## GIVEN TASK
Each line of the listing must be transcribed exactly, except for the images, which should be excluded.

## INFORMATION SUPPLIED
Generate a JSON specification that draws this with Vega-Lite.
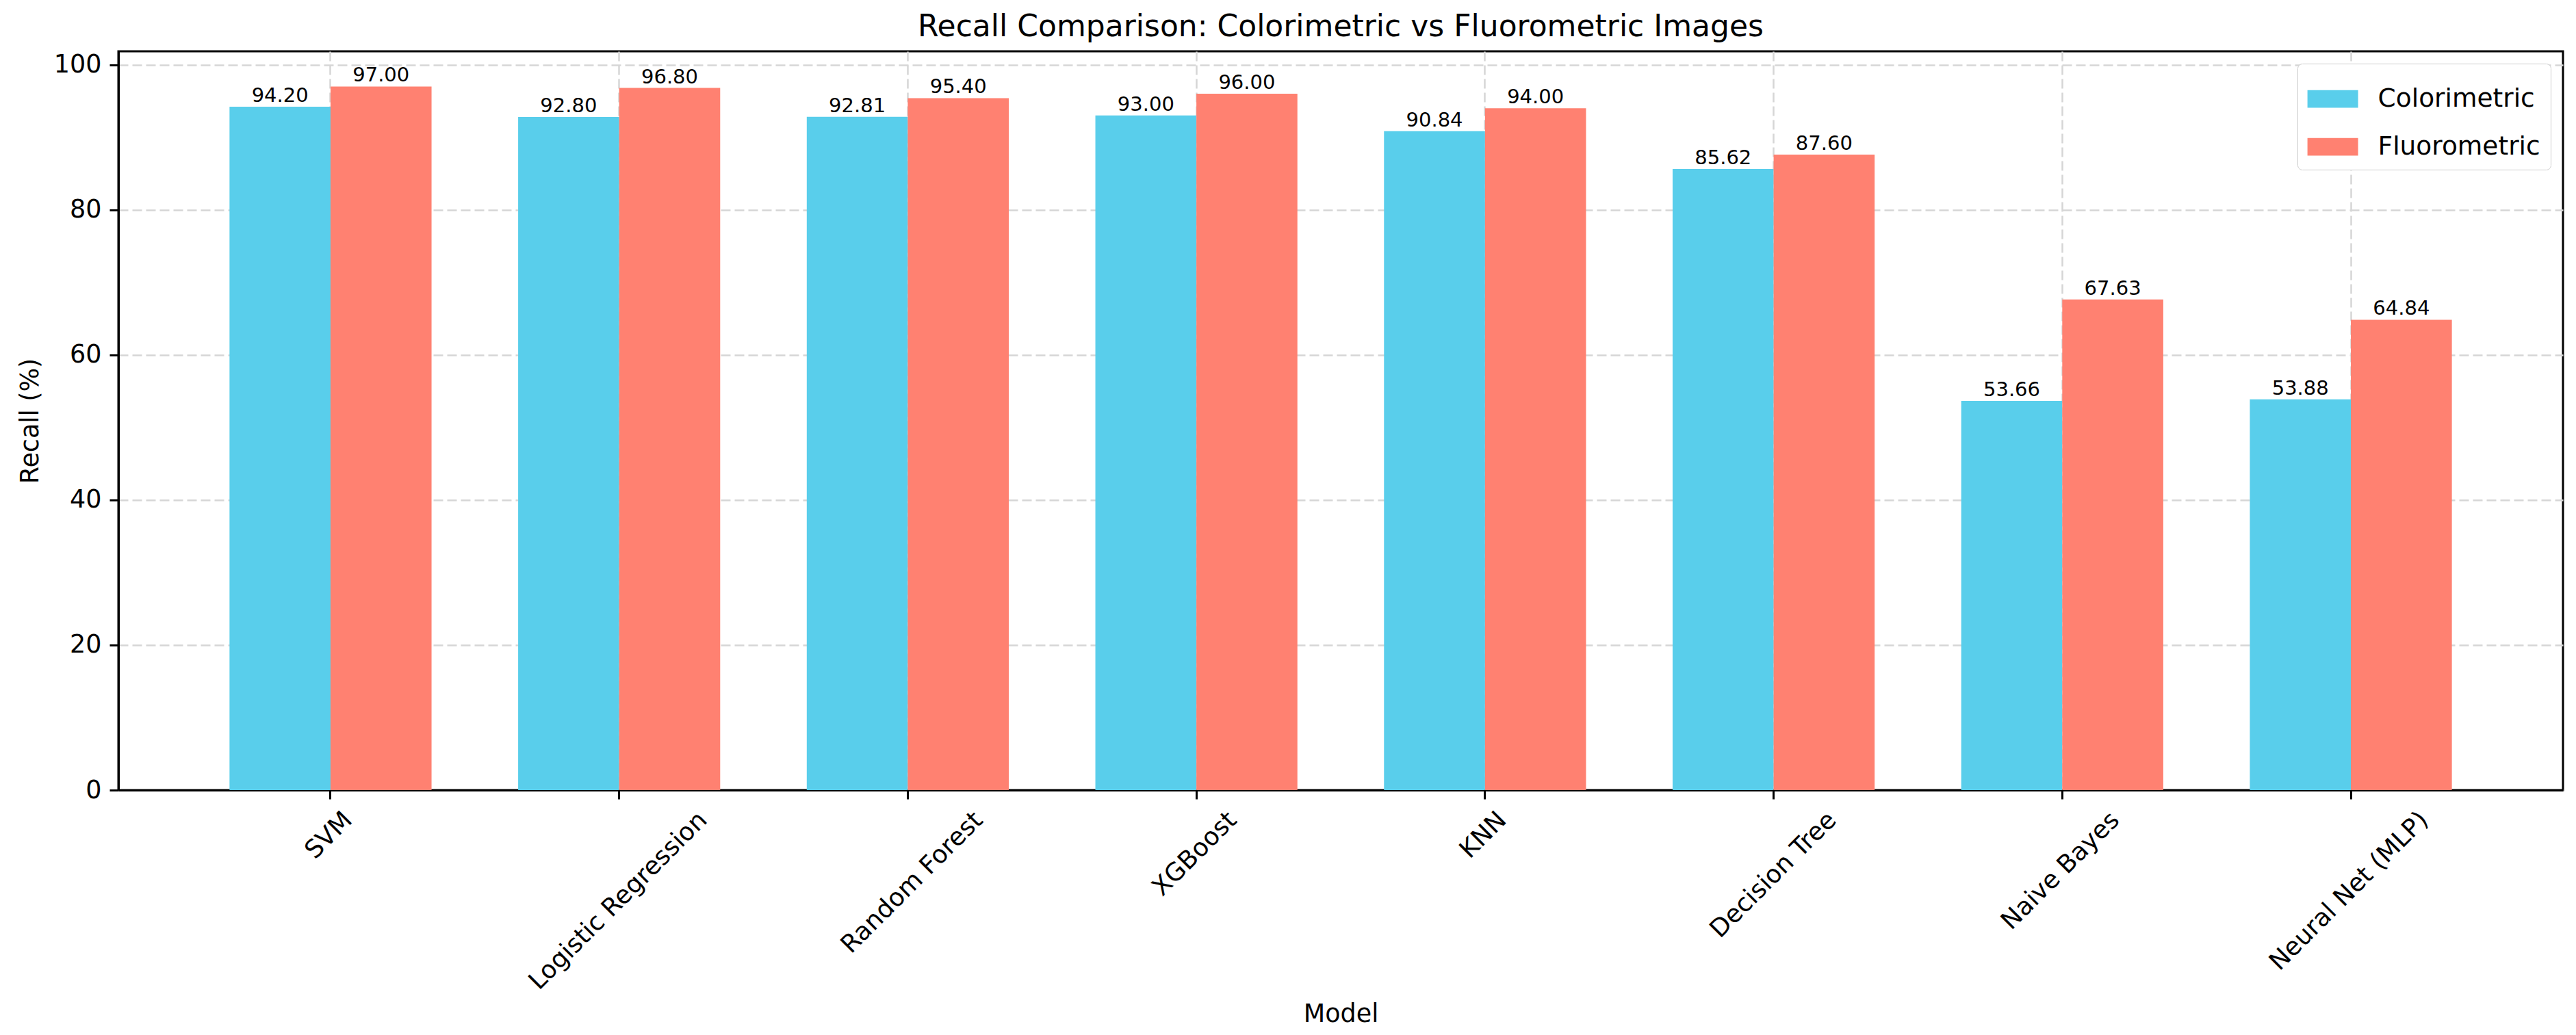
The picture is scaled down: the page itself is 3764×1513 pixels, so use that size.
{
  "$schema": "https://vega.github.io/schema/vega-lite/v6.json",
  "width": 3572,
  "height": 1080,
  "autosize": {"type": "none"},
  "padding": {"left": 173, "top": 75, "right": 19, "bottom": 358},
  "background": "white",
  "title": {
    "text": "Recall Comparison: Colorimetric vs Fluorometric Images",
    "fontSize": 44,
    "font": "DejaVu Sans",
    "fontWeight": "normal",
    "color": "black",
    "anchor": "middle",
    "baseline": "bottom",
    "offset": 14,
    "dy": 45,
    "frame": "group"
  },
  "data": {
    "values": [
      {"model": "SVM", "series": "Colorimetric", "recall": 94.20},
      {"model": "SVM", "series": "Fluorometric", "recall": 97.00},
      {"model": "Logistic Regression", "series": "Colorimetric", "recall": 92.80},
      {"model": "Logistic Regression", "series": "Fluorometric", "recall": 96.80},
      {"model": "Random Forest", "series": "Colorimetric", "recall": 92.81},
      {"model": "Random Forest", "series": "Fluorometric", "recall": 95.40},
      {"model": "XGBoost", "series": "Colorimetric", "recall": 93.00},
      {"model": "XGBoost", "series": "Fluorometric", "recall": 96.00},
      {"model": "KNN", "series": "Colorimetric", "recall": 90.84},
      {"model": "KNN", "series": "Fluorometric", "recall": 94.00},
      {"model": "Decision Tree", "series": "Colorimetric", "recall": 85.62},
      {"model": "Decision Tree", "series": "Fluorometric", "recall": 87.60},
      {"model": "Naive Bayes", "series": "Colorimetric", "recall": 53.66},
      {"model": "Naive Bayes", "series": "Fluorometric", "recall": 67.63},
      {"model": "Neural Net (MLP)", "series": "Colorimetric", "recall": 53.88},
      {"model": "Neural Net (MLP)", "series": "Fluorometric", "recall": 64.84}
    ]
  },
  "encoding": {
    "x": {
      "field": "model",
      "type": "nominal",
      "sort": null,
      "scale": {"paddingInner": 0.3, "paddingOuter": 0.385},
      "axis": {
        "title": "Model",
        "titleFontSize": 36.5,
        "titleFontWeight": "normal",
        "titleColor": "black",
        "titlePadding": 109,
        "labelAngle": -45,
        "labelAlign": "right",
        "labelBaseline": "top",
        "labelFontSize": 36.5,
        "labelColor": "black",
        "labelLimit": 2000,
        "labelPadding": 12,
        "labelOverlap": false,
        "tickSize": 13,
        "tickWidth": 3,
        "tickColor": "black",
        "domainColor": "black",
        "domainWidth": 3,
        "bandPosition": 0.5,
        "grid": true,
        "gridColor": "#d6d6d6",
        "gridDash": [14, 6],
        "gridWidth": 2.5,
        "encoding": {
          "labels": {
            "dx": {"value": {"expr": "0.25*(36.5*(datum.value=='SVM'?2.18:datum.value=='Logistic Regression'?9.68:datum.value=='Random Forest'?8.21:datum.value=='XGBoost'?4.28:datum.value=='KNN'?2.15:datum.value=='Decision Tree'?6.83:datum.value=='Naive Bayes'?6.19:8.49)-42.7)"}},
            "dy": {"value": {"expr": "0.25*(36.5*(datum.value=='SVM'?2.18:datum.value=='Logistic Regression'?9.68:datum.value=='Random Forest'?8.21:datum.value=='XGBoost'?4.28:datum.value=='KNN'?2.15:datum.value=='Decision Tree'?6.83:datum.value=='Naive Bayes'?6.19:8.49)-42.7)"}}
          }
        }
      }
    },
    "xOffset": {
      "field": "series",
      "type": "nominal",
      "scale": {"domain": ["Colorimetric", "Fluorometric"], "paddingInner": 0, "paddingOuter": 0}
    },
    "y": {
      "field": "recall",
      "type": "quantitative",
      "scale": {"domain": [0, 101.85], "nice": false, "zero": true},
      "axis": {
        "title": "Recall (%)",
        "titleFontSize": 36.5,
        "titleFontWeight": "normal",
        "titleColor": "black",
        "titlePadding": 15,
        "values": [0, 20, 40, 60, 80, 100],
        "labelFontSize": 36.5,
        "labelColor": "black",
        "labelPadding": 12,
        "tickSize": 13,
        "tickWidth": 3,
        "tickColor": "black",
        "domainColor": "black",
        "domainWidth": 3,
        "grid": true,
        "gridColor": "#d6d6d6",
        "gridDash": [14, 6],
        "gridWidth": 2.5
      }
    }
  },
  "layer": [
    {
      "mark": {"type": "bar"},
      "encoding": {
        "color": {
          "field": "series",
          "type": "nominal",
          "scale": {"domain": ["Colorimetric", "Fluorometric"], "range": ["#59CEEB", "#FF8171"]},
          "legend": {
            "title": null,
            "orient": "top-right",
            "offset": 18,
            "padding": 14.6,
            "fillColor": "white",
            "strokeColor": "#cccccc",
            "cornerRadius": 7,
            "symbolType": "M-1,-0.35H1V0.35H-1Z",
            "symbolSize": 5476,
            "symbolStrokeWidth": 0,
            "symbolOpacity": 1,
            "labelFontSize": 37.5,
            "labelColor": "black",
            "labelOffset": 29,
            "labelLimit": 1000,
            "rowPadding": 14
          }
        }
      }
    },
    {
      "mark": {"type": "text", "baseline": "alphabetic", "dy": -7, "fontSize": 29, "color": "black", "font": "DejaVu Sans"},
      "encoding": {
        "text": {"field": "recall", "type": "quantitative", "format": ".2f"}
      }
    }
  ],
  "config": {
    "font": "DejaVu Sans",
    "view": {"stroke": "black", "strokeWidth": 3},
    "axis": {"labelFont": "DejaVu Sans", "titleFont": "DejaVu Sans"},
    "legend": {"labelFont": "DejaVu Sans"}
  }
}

## WORKED SOLUTION
Generate a JSON specification that draws this with Vega-Lite.
The picture is scaled down: the page itself is 3764×1513 pixels, so use that size.
{
  "$schema": "https://vega.github.io/schema/vega-lite/v6.json",
  "width": 3572,
  "height": 1080,
  "autosize": {"type": "none"},
  "padding": {"left": 173, "top": 75, "right": 19, "bottom": 358},
  "background": "white",
  "title": {
    "text": "Recall Comparison: Colorimetric vs Fluorometric Images",
    "fontSize": 44,
    "font": "DejaVu Sans",
    "fontWeight": "normal",
    "color": "black",
    "anchor": "middle",
    "baseline": "bottom",
    "offset": 14,
    "dy": 45,
    "frame": "group"
  },
  "data": {
    "values": [
      {"model": "SVM", "series": "Colorimetric", "recall": 94.20},
      {"model": "SVM", "series": "Fluorometric", "recall": 97.00},
      {"model": "Logistic Regression", "series": "Colorimetric", "recall": 92.80},
      {"model": "Logistic Regression", "series": "Fluorometric", "recall": 96.80},
      {"model": "Random Forest", "series": "Colorimetric", "recall": 92.81},
      {"model": "Random Forest", "series": "Fluorometric", "recall": 95.40},
      {"model": "XGBoost", "series": "Colorimetric", "recall": 93.00},
      {"model": "XGBoost", "series": "Fluorometric", "recall": 96.00},
      {"model": "KNN", "series": "Colorimetric", "recall": 90.84},
      {"model": "KNN", "series": "Fluorometric", "recall": 94.00},
      {"model": "Decision Tree", "series": "Colorimetric", "recall": 85.62},
      {"model": "Decision Tree", "series": "Fluorometric", "recall": 87.60},
      {"model": "Naive Bayes", "series": "Colorimetric", "recall": 53.66},
      {"model": "Naive Bayes", "series": "Fluorometric", "recall": 67.63},
      {"model": "Neural Net (MLP)", "series": "Colorimetric", "recall": 53.88},
      {"model": "Neural Net (MLP)", "series": "Fluorometric", "recall": 64.84}
    ]
  },
  "encoding": {
    "x": {
      "field": "model",
      "type": "nominal",
      "sort": null,
      "scale": {"paddingInner": 0.3, "paddingOuter": 0.385},
      "axis": {
        "title": "Model",
        "titleFontSize": 36.5,
        "titleFontWeight": "normal",
        "titleColor": "black",
        "titlePadding": 109,
        "labelAngle": -45,
        "labelAlign": "right",
        "labelBaseline": "top",
        "labelFontSize": 36.5,
        "labelColor": "black",
        "labelLimit": 2000,
        "labelPadding": 12,
        "labelOverlap": false,
        "tickSize": 13,
        "tickWidth": 3,
        "tickColor": "black",
        "domainColor": "black",
        "domainWidth": 3,
        "bandPosition": 0.5,
        "grid": true,
        "gridColor": "#d6d6d6",
        "gridDash": [14, 6],
        "gridWidth": 2.5,
        "encoding": {
          "labels": {
            "dx": {"value": {"expr": "0.25*(36.5*(datum.value=='SVM'?2.18:datum.value=='Logistic Regression'?9.68:datum.value=='Random Forest'?8.21:datum.value=='XGBoost'?4.28:datum.value=='KNN'?2.15:datum.value=='Decision Tree'?6.83:datum.value=='Naive Bayes'?6.19:8.49)-42.7)"}},
            "dy": {"value": {"expr": "0.25*(36.5*(datum.value=='SVM'?2.18:datum.value=='Logistic Regression'?9.68:datum.value=='Random Forest'?8.21:datum.value=='XGBoost'?4.28:datum.value=='KNN'?2.15:datum.value=='Decision Tree'?6.83:datum.value=='Naive Bayes'?6.19:8.49)-42.7)"}}
          }
        }
      }
    },
    "xOffset": {
      "field": "series",
      "type": "nominal",
      "scale": {"domain": ["Colorimetric", "Fluorometric"], "paddingInner": 0, "paddingOuter": 0}
    },
    "y": {
      "field": "recall",
      "type": "quantitative",
      "scale": {"domain": [0, 101.85], "nice": false, "zero": true},
      "axis": {
        "title": "Recall (%)",
        "titleFontSize": 36.5,
        "titleFontWeight": "normal",
        "titleColor": "black",
        "titlePadding": 15,
        "values": [0, 20, 40, 60, 80, 100],
        "labelFontSize": 36.5,
        "labelColor": "black",
        "labelPadding": 12,
        "tickSize": 13,
        "tickWidth": 3,
        "tickColor": "black",
        "domainColor": "black",
        "domainWidth": 3,
        "grid": true,
        "gridColor": "#d6d6d6",
        "gridDash": [14, 6],
        "gridWidth": 2.5
      }
    }
  },
  "layer": [
    {
      "mark": {"type": "bar"},
      "encoding": {
        "color": {
          "field": "series",
          "type": "nominal",
          "scale": {"domain": ["Colorimetric", "Fluorometric"], "range": ["#59CEEB", "#FF8171"]},
          "legend": {
            "title": null,
            "orient": "top-right",
            "offset": 18,
            "padding": 14.6,
            "fillColor": "white",
            "strokeColor": "#cccccc",
            "cornerRadius": 7,
            "symbolType": "M-1,-0.35H1V0.35H-1Z",
            "symbolSize": 5476,
            "symbolStrokeWidth": 0,
            "symbolOpacity": 1,
            "labelFontSize": 37.5,
            "labelColor": "black",
            "labelOffset": 29,
            "labelLimit": 1000,
            "rowPadding": 14
          }
        }
      }
    },
    {
      "mark": {"type": "text", "baseline": "alphabetic", "dy": -7, "fontSize": 29, "color": "black", "font": "DejaVu Sans"},
      "encoding": {
        "text": {"field": "recall", "type": "quantitative", "format": ".2f"}
      }
    }
  ],
  "config": {
    "font": "DejaVu Sans",
    "view": {"stroke": "black", "strokeWidth": 3},
    "axis": {"labelFont": "DejaVu Sans", "titleFont": "DejaVu Sans"},
    "legend": {"labelFont": "DejaVu Sans"}
  }
}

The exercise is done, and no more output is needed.